Oh, and thank you SO MUCH! for identifying the plants in the picture...and I have a questions for you...the Cryptotaenia japonica 'Atropurpurea', I read that it self sows and "can" be invasive. I'm looking for about 3 plants in this color for partial shade (mostly shade)and the size and shape of the plants are perfect. But was wondering what your experience with them was.....thanks!
i agree with Wittyone(tongue-in-cheek), tho, we do need to see more of this garden. obviously, more to see, please !
tntreeman has a great idea, a book based on all our(oops, your) gardens !! real life garden pics ! a best seller furshur !!
tntreeman-I've been pushing the idea of a special FG issue featuring the best of GPOD--I'll keep trying! I think everyone would love the personal stories and mountain of eye candy.
Wittyone-I wish! Every garden you guys send me is awesome! Every effort at gardening is worthwhile and beautiful. Send in the pics!
News Flash! Christine sent in more pics today--stay tuned to see them tomorrow!
Michelle, have them call me, i talk so much many times people agree to my ideas just to shut me up
First of all, Christine your gardens are stunning (LOVE that yew!) and thank you for the plant IDs...can't wait for tomorrow's continuation!
Second, Michelle I love your idea for a special FG edition. Don't know that I have tntreeman's powers of persuasion but would be happy to chime in if you just say the word! That would be one 'keeper' issue!
Christine, beautiful gardens - looking forward to tomorrows photos. You have very lush gardens for sandy soil; your amending has really paid off. I am thinking of a white garden and it was interesting to hear your thoughts on ivory with golds & chartreuse. I also garden for the birds, butterflies, and bugs they are just as beautiful as the flowers. And now I'm going to do a little venting - the snow banks are so high the rabbits can reach over the chicken wire cages aroung my clematis. They have decided to give them rejuvenation pruning, needed or NOT!
Hello everyone! I'm new to this site, so you'll have to bear with me as I try to reply to your questions! The Cryptotaenia japonica 'Atropurpurea' is indeed a self-seeder. I like trying new things when I see them for sale and no one knew much about Japanese Honeywort when I found it years ago. I let a few plants get full grown and try to cut off the seed-heads before they drop. I do have a few places where they are growing in thick patches. I pull as much as I can a few times a season. It’s just an unusual plant and that appeals to me.

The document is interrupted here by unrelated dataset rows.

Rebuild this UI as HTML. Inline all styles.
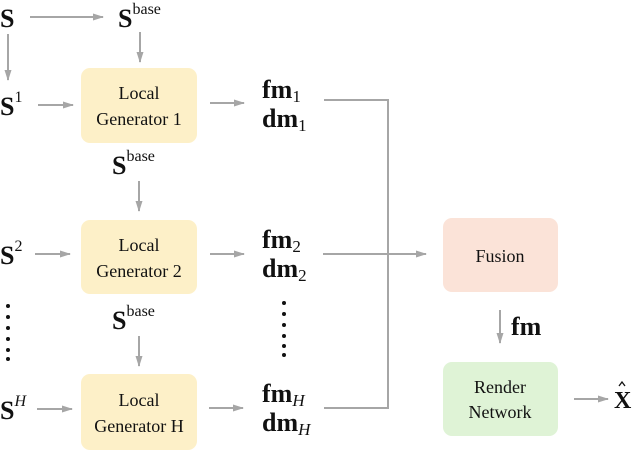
<!DOCTYPE html>
<html><head><meta charset="utf-8"><style>
html,body{margin:0;padding:0;background:#fff;}
svg{display:block;}
text{font-family:"Liberation Serif",serif;fill:#111;}
.b{font-weight:bold;font-size:26px;}
.sup{font-size:16px;}
.sub{font-size:17px;}
.lbl{font-size:18px;}
</style></head><body>
<svg width="632" height="450" viewBox="0 0 632 450" xmlns="http://www.w3.org/2000/svg">
<defs>
<marker id="a" markerWidth="11" markerHeight="8" refX="10" refY="4" orient="auto" markerUnits="userSpaceOnUse">
<path d="M0,0.5 L11,4 L0,7.5 Z" fill="#a6a6a6"/></marker>
</defs>
<g stroke="#a6a6a6" stroke-width="2" fill="none">
<line x1="30" y1="17" x2="103" y2="17" marker-end="url(#a)"/>
<line x1="8" y1="34" x2="8" y2="80" marker-end="url(#a)"/>
<line x1="140" y1="32" x2="140" y2="62" marker-end="url(#a)"/>
<line x1="38" y1="105" x2="73" y2="105" marker-end="url(#a)"/>
<line x1="210" y1="103" x2="244" y2="103" marker-end="url(#a)"/>
<line x1="139" y1="181" x2="139" y2="211" marker-end="url(#a)"/>
<line x1="35" y1="254" x2="70" y2="254" marker-end="url(#a)"/>
<line x1="210" y1="254" x2="244" y2="254" marker-end="url(#a)"/>
<line x1="139" y1="336" x2="139" y2="366" marker-end="url(#a)"/>
<line x1="37" y1="409" x2="72" y2="409" marker-end="url(#a)"/>
<line x1="209" y1="408" x2="243" y2="408" marker-end="url(#a)"/>
<polyline points="324,100 388,100 388,408 324,408"/>
<line x1="323" y1="254" x2="426" y2="254" marker-end="url(#a)"/>
<line x1="500" y1="310" x2="500" y2="343" marker-end="url(#a)"/>
<line x1="574" y1="399" x2="608" y2="399" marker-end="url(#a)"/>
</g>
<rect x="81" y="68" width="116" height="75" rx="9" fill="#fdf0c8"/>
<rect x="81" y="220" width="116" height="74" rx="9" fill="#fdf0c8"/>
<rect x="81" y="374" width="116" height="76" rx="9" fill="#fdf0c8"/>
<rect x="443" y="218" width="115" height="74" rx="9" fill="#fbe3d8"/>
<rect x="443" y="362" width="115" height="74" rx="9" fill="#dff3d6"/>
<g font-family="Liberation Serif" font-size="18" text-anchor="middle" fill="#111">
<text x="139" y="99">Local</text>
<text x="139" y="125">Generator 1</text>
<text x="139" y="251">Local</text>
<text x="139" y="277">Generator 2</text>
<text x="139" y="406">Local</text>
<text x="139" y="432">Generator H</text>
<text x="500" y="262">Fusion</text>
<text x="500" y="393">Render</text>
<text x="500" y="418">Network</text>
</g>
<text class="b" x="0" y="27">S</text>
<text x="118" y="27"><tspan class="b">S</tspan><tspan class="sup" dy="-13">base</tspan></text>
<text x="0" y="115"><tspan class="b">S</tspan><tspan class="sup" dy="-13">1</tspan></text>
<text x="112" y="174"><tspan class="b">S</tspan><tspan class="sup" dy="-13">base</tspan></text>
<text x="0" y="264"><tspan class="b">S</tspan><tspan class="sup" dy="-13">2</tspan></text>
<text x="112" y="329"><tspan class="b">S</tspan><tspan class="sup" dy="-13">base</tspan></text>
<text x="0" y="419"><tspan class="b">S</tspan><tspan class="sup" dy="-13" font-style="italic">H</tspan></text>
<text x="262" y="98"><tspan class="b">fm</tspan><tspan class="sub" dy="4">1</tspan></text>
<text x="262" y="127"><tspan class="b">dm</tspan><tspan class="sub" dy="4">1</tspan></text>
<text x="262" y="248"><tspan class="b">fm</tspan><tspan class="sub" dy="4">2</tspan></text>
<text x="262" y="277"><tspan class="b">dm</tspan><tspan class="sub" dy="4">2</tspan></text>
<text x="262" y="402"><tspan class="b">fm</tspan><tspan class="sub" dy="4" font-style="italic">H</tspan></text>
<text x="262" y="431"><tspan class="b">dm</tspan><tspan class="sub" dy="4" font-style="italic">H</tspan></text>
<text class="b" x="511" y="335">fm</text>
<text class="b" x="614" y="408" style="font-size:24px">X</text>
<path d="M619,386 L622,382 L625,386" stroke="#111" stroke-width="1.3" fill="none"/>
<g fill="#111">
<circle cx="8" cy="306" r="2"/><circle cx="8" cy="317" r="2"/><circle cx="8" cy="328" r="2"/><circle cx="8" cy="339" r="2"/><circle cx="8" cy="350" r="2"/><circle cx="8" cy="359" r="2"/>
<circle cx="284" cy="303" r="2"/><circle cx="284" cy="314" r="2"/><circle cx="284" cy="325" r="2"/><circle cx="284" cy="336" r="2"/><circle cx="284" cy="346" r="2"/><circle cx="284" cy="355" r="2"/>
</g>
</svg>
</body></html>
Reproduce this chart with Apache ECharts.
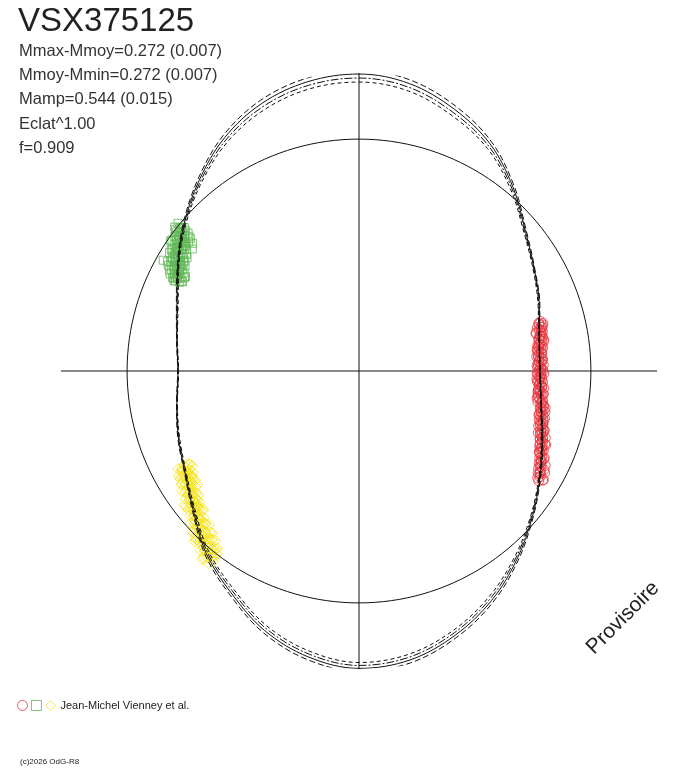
<!DOCTYPE html>
<html><head><meta charset="utf-8">
<script src="https://cdn.jsdelivr.net/npm/echarts@6/dist/echarts.min.js"></script>
<style>html,body{margin:0;padding:0;background:#fff}#c{width:688px;height:768px}</style>
</head><body><div id="c"></div>
<script>
// ---- texts ----
const starName = 'VSX375125';
const statLines = ['Mmax-Mmoy=0.272 (0.007)', 'Mmoy-Mmin=0.272 (0.007)', 'Mamp=0.544 (0.015)', 'Eclat^1.00', 'f=0.909'];
const observer = 'Jean-Michel Vienney et al.';
const credit = '(c)2026 OdG-R8';
const stamp = 'Provisoire';

// ---- radial scale: relative flux (mean = 1) ----
const fluxMax = 1.285;
const meanFlux = 1.0;

// ---- fitted light curve (angle = phase in degrees, radius = relative flux) ----
const ovalAngle = [0,10,20,30,40,50,60,70,80,90,100,110,120,130,140,150,160,170,180,190,200,210,220,230,240,250,260,270,280,290,300,310,320,330,340,350];
const ovalMid   = [0.780,0.789,0.826,0.872,0.935,1.030,1.125,1.194,1.250,1.272,1.259,1.220,1.155,1.069,0.983,0.901,0.834,0.797,0.780,0.797,0.828,0.866,0.931,1.022,1.099,1.185,1.246,1.276,1.259,1.207,1.138,1.056,0.974,0.901,0.840,0.797];
// half-width of the uncertainty bundle
const ovalBand  = [0.002,0.002,0.004,0.004,0.0065,0.011,0.017,0.022,0.024,0.026,0.024,0.022,0.017,0.011,0.0065,0.004,0.004,0.002,0.002,0.002,0.004,0.004,0.0065,0.011,0.015,0.017,0.019,0.019,0.019,0.017,0.015,0.011,0.0065,0.004,0.004,0.002];

// ---- observations [angle deg, relative flux] ----
const redPts = [[15.2,0.812],[14.6,0.803],[14.1,0.815],[13.5,0.806],[12.8,0.798],[12.2,0.809],[11.7,0.801],[11.0,0.794],[10.4,0.803],[9.9,0.789],[9.3,0.797],[8.6,0.786],[8.0,0.795],[7.5,0.782],[6.9,0.791],[6.2,0.779],[5.6,0.788],[5.0,0.776],[4.3,0.785],[3.8,0.792],[3.1,0.777],[2.5,0.786],[1.9,0.774],[1.2,0.783],[0.6,0.789],[0.1,0.776],
[359.4,0.784],[358.8,0.772],[358.1,0.781],[357.5,0.789],[356.9,0.776],[356.2,0.785],[355.6,0.779],[355.0,0.791],[354.3,0.780],[353.7,0.787],[353.0,0.778],[352.4,0.793],[351.8,0.783],[351.1,0.790],
[350.5,0.803],[349.8,0.796],[349.2,0.808],[348.5,0.801],[347.9,0.812],[347.2,0.805],[346.6,0.815],[345.9,0.808],[345.3,0.820],[344.6,0.813],[344.0,0.824],[343.3,0.818],[342.7,0.829],[342.0,0.823],[341.4,0.835],[340.7,0.829],[340.1,0.842],[339.4,0.836],[338.8,0.848],[338.1,0.842],[337.5,0.855],[336.8,0.850],[336.2,0.862],[335.5,0.857],[334.9,0.870],[334.2,0.865],[333.6,0.878],[332.9,0.873],[332.3,0.887],[331.6,0.881],[331.0,0.895],[330.3,0.889],[329.7,0.904],[329.1,0.898],[328.6,0.908],
[14.5,0.819],[13.6,0.791],[12.7,0.805],[11.8,0.782],[10.9,0.804],[10.0,0.787],[9.1,0.805],[8.2,0.779],[7.3,0.799],[6.4,0.774],[5.5,0.790],[4.6,0.769],[3.7,0.792],[2.8,0.776],[1.9,0.795],[1.0,0.771],[0.1,0.793],
[359.2,0.769],[358.3,0.787],[357.4,0.768],[356.5,0.793],[355.6,0.779],[354.7,0.800],[353.8,0.777],[352.9,0.801],[352.0,0.780],[351.1,0.800],[350.2,0.783],[349.3,0.810],[348.4,0.798],[347.5,0.821],[346.6,0.800],[345.7,0.826],[344.8,0.805],[343.9,0.826],[343.0,0.810],[342.1,0.839],[341.2,0.828],[340.3,0.853],[339.4,0.834],[338.5,0.861],[337.6,0.843],[336.7,0.866],[335.8,0.852],[334.9,0.882],[334.0,0.873],[333.1,0.900],[332.2,0.883],[331.3,0.913],[330.4,0.897],[329.5,0.923],
[14.8,0.801],[13.5,0.811],[12.2,0.781],[10.9,0.797],[9.6,0.808],[8.3,0.786],[7.0,0.774],[5.7,0.791],[4.4,0.777],[3.1,0.790],[1.8,0.768],[0.5,0.783],
[359.2,0.797],[357.9,0.779],[356.6,0.771],[355.3,0.791],[354.0,0.780],[352.7,0.798],[351.4,0.777],[350.1,0.800],[348.8,0.818],[347.5,0.804],[346.2,0.799],[344.9,0.823],[343.6,0.815],[342.3,0.837],[341.0,0.818],[339.7,0.844],[338.4,0.866],[337.1,0.855],[335.8,0.854],[334.5,0.882],[333.2,0.878],[331.9,0.904],[330.6,0.896],[329.3,0.921]];
const greenPts = [[140.6,0.975],[141.0,0.962],[141.3,0.985],[141.7,0.968],[142.0,0.952],[142.2,0.975],[142.6,0.961],[142.9,0.944],[143.2,0.970],[143.5,0.955],[143.8,0.940],[144.1,0.962],[144.4,0.948],[144.7,0.931],[145.0,0.957],[145.3,0.942],[145.6,0.927],[145.9,0.951],[146.2,0.935],[146.5,0.920],[146.8,0.944],[147.1,0.928],[147.4,0.913],[147.7,0.937],[148.0,0.921],[148.3,0.906],[148.6,0.929],[148.9,0.915],[149.2,0.900],[149.5,0.922],[149.8,0.908],[150.1,0.894],[150.4,0.916],[150.7,0.902],[151.0,0.888],[151.3,0.909],[151.6,0.895],[151.9,0.882],[152.2,0.901],[152.6,0.889],[153.0,0.878],[153.4,0.893],[153.8,0.882],[150.5,0.970],[143.8,0.891],[142.5,0.905],
[140.8,1.007],[141.1,0.947],[141.4,0.991],[141.7,0.934],[142.0,1.008],[142.3,0.951],[142.6,0.989],[142.9,0.921],[143.2,0.967],[143.5,0.935],[143.8,0.984],[144.1,0.924],[144.4,0.968],[144.7,0.912],[145.0,0.985],[145.3,0.928],[145.6,0.966],[145.9,0.898],[146.2,0.944],[146.5,0.912],[146.8,0.962],[147.1,0.901],[147.4,0.945],[147.7,0.889],[148.0,0.963],[148.3,0.905],[148.6,0.943],[148.9,0.876],[149.2,0.921],[149.5,0.889],[149.8,0.939],[150.1,0.879],[150.4,0.922],[150.7,0.866],[151.0,0.940],[151.3,0.882],[151.6,0.920],[151.9,0.853],[152.2,0.899],[152.5,0.866],[152.8,0.916],[153.1,0.856],[153.4,0.899],[153.7,0.864],[154.0,0.887],
[141.2,0.984],[141.8,0.925],[142.4,0.999],[143.0,0.956],[143.6,0.926],[144.2,0.973],[144.8,0.929],[145.4,0.987],[146.0,0.948],[146.6,0.888],[147.2,0.963],[147.8,0.919],[148.4,0.889],[149.0,0.937],[149.6,0.892],[150.2,0.951],[150.8,0.911],[151.4,0.852],[152.0,0.926],[152.6,0.882],[153.2,0.853]];
const yellowPts = [[208.3,0.860],[208.6,0.845],[208.9,0.872],[209.2,0.855],[209.6,0.866],[210.1,0.848],[210.5,0.877],[211.0,0.862],[211.4,0.884],[211.9,0.868],[212.3,0.853],[212.8,0.880],[213.2,0.892],[213.7,0.873],[214.1,0.887],[214.6,0.899],[215.0,0.878],[215.5,0.893],[215.9,0.907],[216.4,0.889],[216.8,0.902],[217.3,0.915],[217.7,0.897],[218.2,0.911],[218.6,0.925],[219.1,0.905],[219.5,0.919],[220.0,0.934],[220.4,0.913],[220.9,0.929],[221.3,0.944],[221.8,0.924],[222.2,0.940],[222.7,0.957],[223.1,0.935],[223.6,0.952],[224.0,0.970],[224.5,0.948],[224.9,0.966],[225.4,0.985],[225.8,0.960],[226.3,0.978],[226.7,0.997],[227.2,0.972],[227.6,0.990],[228.1,1.010],[228.5,0.983],[229.0,1.003],[229.4,1.022],[229.9,0.994],[230.3,1.014],[230.8,1.030],[231.2,1.005],[231.7,1.022],[232.1,1.012],[226.0,1.010],[228.8,0.965],[230.5,0.985],
[208.5,0.887],[208.9,0.835],[209.3,0.874],[209.7,0.828],[210.1,0.899],[210.5,0.856],[210.9,0.889],[211.3,0.841],[211.7,0.878],[212.1,0.857],[212.5,0.905],[212.9,0.854],[213.3,0.894],[213.7,0.849],[214.1,0.922],[214.5,0.879],[214.9,0.912],[215.3,0.864],[215.7,0.901],[216.1,0.881],[216.5,0.929],[216.9,0.879],[217.3,0.919],[217.7,0.875],[218.1,0.948],[218.5,0.905],[218.9,0.938],[219.3,0.891],[219.7,0.929],[220.1,0.909],[220.5,0.958],[220.9,0.908],[221.3,0.948],[221.7,0.904],[222.1,0.978],[222.5,0.936],[222.9,0.969],[223.3,0.922],[223.7,0.961],[224.1,0.936],[224.5,0.998],[224.9,0.933],[225.3,0.985],[225.7,0.927],[226.1,1.021],[226.5,0.966],[226.9,1.009],[227.3,0.947],[227.7,0.996],[228.1,0.970],[228.5,1.032],[228.9,0.966],[229.3,1.018],[229.7,0.959],[230.1,1.047],[230.5,0.996],[230.9,1.038],[231.3,0.979],[231.7,1.023],[232.1,0.998],[232.5,1.035],
[208.7,0.834],[209.5,0.877],[210.3,0.857],[211.1,0.900],[211.9,0.852],[212.7,0.908],[213.5,0.868],[214.3,0.890],[215.1,0.853],[215.9,0.912],[216.7,0.895],[217.5,0.948],[218.3,0.892],[219.1,0.949],[219.9,0.910],[220.7,0.934],[221.5,0.898],[222.3,0.959],[223.1,0.943],[223.9,0.997],[224.7,0.938],[225.5,1.007],[226.3,0.960],[227.1,0.987],[227.9,0.943],[228.7,1.015],[229.5,0.993],[230.3,1.056],[231.1,0.987],[231.9,1.053]];

// ---- styles ----
const FONT = '"Liberation Sans", Arial, sans-serif';
const RED = '#e8333b', GREEN = '#62b857', YELLOW = '#f4e41c', INK = '#111';

// ---- build series data ----
function closed(arr) { return arr.concat([arr[0]]); }
const angs = closed(ovalAngle).map((a, i) => i === ovalAngle.length ? 360 : a);
function curve(k) {
  const r = closed(ovalMid.map((m, i) => m + k * ovalBand[i]));
  return r.map((v, i) => [v, angs[i]]);
}
const circleData = [];
for (let a = 0; a <= 360; a += 2) circleData.push([meanFlux, a]);
const toPolar = pts => pts.map(p => [p[1], p[0]]);

const curveStyles = [
  {k: 1, type: [6, 3]},
  {k: 1/3, type: 'solid'},
  {k: -1/3, type: [8, 2, 2, 2]},
  {k: -1, type: [4, 3]}
];

const chart = echarts.init(document.getElementById('c'), null, {renderer: 'canvas'});
const hollow = (c, w) => ({color: 'rgba(0,0,0,0)', borderColor: c, borderWidth: w || 1});

chart.setOption({
  animation: false,
  backgroundColor: '#fff',
  polar: {center: [359, 371], radius: 298},
  angleAxis: {
    type: 'value', min: 0, max: 360, interval: 90, startAngle: 0, clockwise: false,
    axisLine: {show: false}, axisTick: {show: false}, axisLabel: {show: false},
    splitLine: {show: true, lineStyle: {color: INK, width: 1}}
  },
  radiusAxis: {
    type: 'value', min: 0, max: fluxMax,
    axisLine: {show: false}, axisTick: {show: false}, axisLabel: {show: false}, splitLine: {show: false}
  },
  legend: {
    left: 12, top: 695, itemWidth: 10, itemHeight: 10, itemGap: 3, selectedMode: false,
    textStyle: {fontSize: 11, color: '#222', fontFamily: FONT},
    formatter: n => (n === observer ? n : ''),
    data: [
      {name: 'R', icon: 'circle', itemStyle: hollow(RED)},
      {name: 'G', icon: 'rect', itemStyle: hollow(GREEN)},
      {name: observer, icon: 'diamond', itemStyle: hollow(YELLOW)}
    ]
  },
  graphic: [
    {type: 'text', left: 18, top: 5, style: {text: starName, font: '33px ' + FONT, fill: '#222'}},
    {type: 'text', left: 19, top: 39, style: {text: statLines.join('\n'), font: '16.5px ' + FONT, fill: '#333', lineHeight: 24.3}},
    {type: 'text', left: 20, top: 758, style: {text: credit, font: '8px ' + FONT, fill: '#222'}},
    {type: 'text', x: 623, y: 618, rotation: Math.PI / 4, style: {text: stamp, font: '21px ' + FONT, fill: '#222', align: 'center', verticalAlign: 'middle'}}
  ],
  series: [
    {name: 'circle', type: 'line', coordinateSystem: 'polar', data: circleData, showSymbol: false, silent: true,
     lineStyle: {color: INK, width: 1}, clip: false},
    {name: 'R', type: 'scatter', coordinateSystem: 'polar', data: toPolar(redPts), symbol: 'circle', symbolSize: 10, itemStyle: hollow(RED)},
    {name: 'G', type: 'scatter', coordinateSystem: 'polar', data: toPolar(greenPts), symbol: 'rect', symbolSize: 8, itemStyle: hollow(GREEN)},
    {name: observer, type: 'scatter', coordinateSystem: 'polar', data: toPolar(yellowPts), symbol: 'diamond', symbolSize: 11, itemStyle: hollow(YELLOW)}
  ].concat(curveStyles.map((c, i) => ({
    name: 'fit' + i, type: 'line', coordinateSystem: 'polar', data: curve(c.k), showSymbol: false, smooth: 0.35, silent: true, clip: false,
    lineStyle: {color: INK, width: 1, type: c.type}
  })))
});
</script>
</body></html>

Limbing up the yew wasn't an original idea of mine, but when you have a couple of 20'- 30'diameter blobs of green in the middle of a lawn you need drastic measures. I do most of the garden myself, but for this job I had the help of a man that was cutting down some storm damaged trees on my property. I directed where I wanted the cuts and he manned the chainsaw. It was a “leap of faith” experience!
I have a few varieties of ligularia and/orFarfugium; F.japonicum 'Cristata', Farfugium japonicum 'Aureomaculata'(Spotted Leopard Plant), Farfugium japonicum 'Jitsuko's Star', Farfugium japonicum 'Gigantea'(Giant Leopard Plant), Ligularia stenocephala 'The Rocket', Ligularia dentata ‘Britt-Marie Crawford’, and Ligularia japonica. Can anyone clarify the confusion in the botanical name?
christine,
i am in awe of what you have created and i'm glad you put a face on this garden. i have just finished reading every word on your website and examined each photo there. all beautiful and i fully appreciate all the work and thought you have invested in your garden but,,,,,,,,,,how in the world do you make the time ?!?!? can't wait to see the next chapter in the morning. thanks for sharing your hidden harbor
I am checking in late, but you have a wonderful garden. I am looking forward to those extra pics you sent in.